Listen if you have any connection to Coptic Christianity, or are drawn to twentieth-century religious biography that engages seriously with both historical context and spiritual significance. Church historians and students of Middle Eastern Christianity will find this particularly valuable. Skip if you are looking for a general introduction to Coptic Christianity or a biography with strong dramatic momentum. This is a scholarly work that rewards patience and prior curiosity about its subject.
Frequently Asked Questions
Do listeners need prior knowledge of Coptic Christianity to follow the biography?
Fanous provides sufficient context for outside readers, but some familiarity with Coptic church structure and the historical situation of Christians in Egypt under Nasser will enrich the experience. The book reads as an accessible scholarly biography rather than an insider text, though devoted Coptic readers will naturally draw more from it.
How does the book handle the miracle claims associated with Kyrillos VI in Coptic tradition?

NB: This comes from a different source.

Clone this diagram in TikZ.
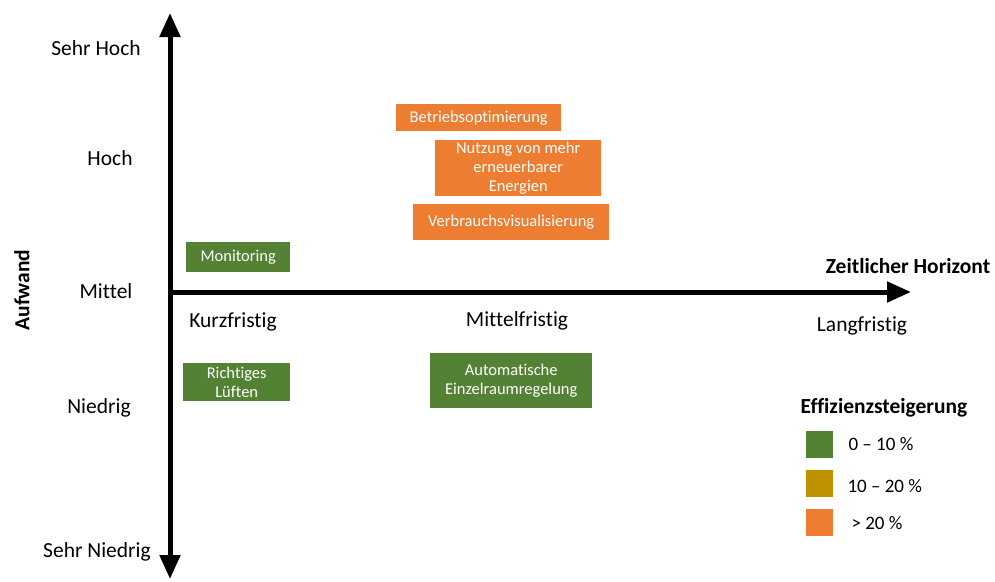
\documentclass[tikz,border=0pt]{standalone}
\usepackage{fontspec}
\setmainfont{Carlito}[Ligatures=NoCommon]
\usetikzlibrary{arrows.meta}
\definecolor{effgreen}{HTML}{548235}
\definecolor{effgold}{HTML}{BF9000}
\definecolor{efforange}{HTML}{ED7D31}
\begin{document}
\begin{tikzpicture}[x=1pt,y=-1pt,
  axis/.style={line width=5pt,-{Triangle[length=24pt,width=20pt]}},
  lvl/.style={font=\fontsize{21.5}{25}\selectfont,anchor=center},
  heading/.style={font=\fontsize{21.5}{25}\selectfont\bfseries},
  measure/.style={text=white,font=\fontsize{16.5}{19}\selectfont,align=center,inner sep=0pt,anchor=north west},
  legbox/.style={minimum width=27pt,minimum height=27pt,inner sep=0pt,anchor=north west},
  legtext/.style={font=\fontsize{19}{22}\selectfont,anchor=west}]
\useasboundingbox (0,0) rectangle (995,581);
% axes
\coordinate (origin) at (170,292);
\coordinate (ytop) at (170,13);
\coordinate (ybot) at (170,579);
\coordinate (xstart) at (168,292);
\coordinate (xend) at (911,292);
\draw[axis] (origin) -- (ytop);
\draw[axis] (origin) -- (ybot);
\draw[axis] (xstart) -- (xend);
% effort levels
\node[lvl] (sh) at (96,48) {Sehr Hoch};
\node[lvl] (h) at (110,158) {Hoch};
\node[lvl] (m) at (106,291) {Mittel};
\node[lvl] (n) at (99,408) {Niedrig};
\node[lvl] (sn) at (97,552) {Sehr Niedrig};
\node[heading,rotate=90] (aufwand) at (22,290) {Aufwand};
% time horizon
\node[lvl] (kurz) at (233,322) {Kurzfristig};
\node[lvl] (mittel) at (517,321) {Mittelfristig};
\node[lvl] (lang) at (862,326) {Langfristig};
\node[heading] (zh) at (908,266) {Zeitlicher Horizont};
% measures
\node[measure,fill=efforange,minimum width=165pt,minimum height=27pt] (betrieb) at (396,104) {Betriebsoptimierung};
\node[measure,fill=efforange,minimum width=166pt,minimum height=56pt] (nutzung) at (435,140) {Nutzung von mehr\\erneuerbarer\\Energien};
\node[measure,fill=efforange,minimum width=196pt,minimum height=36pt] (verbrauch) at (413,204) {Verbrauchsvisualisierung};
\node[measure,fill=effgreen,minimum width=104pt,minimum height=30pt] (monitoring) at (186,242) {Monitoring};
\node[measure,fill=effgreen,minimum width=107pt,minimum height=38pt] (lueften) at (183,363) {Richtiges\\Lüften};
\node[measure,fill=effgreen,minimum width=162pt,minimum height=55pt] (einzel) at (430,353) {Automatische\\Einzelraumregelung};
% legend
\node[heading] (legtitle) at (884,408) {Effizienzsteigerung};
\node[legbox,fill=effgreen] (lg1) at (806,431) {};
\node[legbox,fill=effgold] (lg2) at (806,470) {};
\node[legbox,fill=efforange] (lg3) at (806,509) {};
\node[legtext] (lt1) at (845,444) {0 – 10 \%};
\node[legtext] (lt2) at (844,486) {10 – 20 \%};
\node[legtext] (lt3) at (848,523) {> 20 \%};
\end{tikzpicture}
\end{document}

Fanous is a theologian writing within the Coptic Orthodox tradition, and the book treats the attributed healing accounts as part of the historical record rather than subjecting them to skeptical analysis. The biography is written from within the tradition’s framework while maintaining scholarly rigor about documentation and sources.
What does ‘a bleeding church’ mean in the context of what Kyrillos inherited?
It refers to the Coptic community’s precarious position in Egypt during the 1950s and 1960s, facing political Islamism, an indifferent government, and the rising influence of the Muslim Brotherhood. Fanous develops this context in detail in the early chapters, establishing the institutional and political environment Kyrillos entered as patriarch.
Is this audiobook sponsored by a religious organization, and does that affect the content?
The audiobook is produced through SVS Press’s program sponsored by the Orthodox Vision Foundation, which is disclosed in the synopsis. The content itself reflects Fanous’s independent scholarly work, though it is written from within the Coptic Orthodox theological tradition rather than from a secular academic perspective.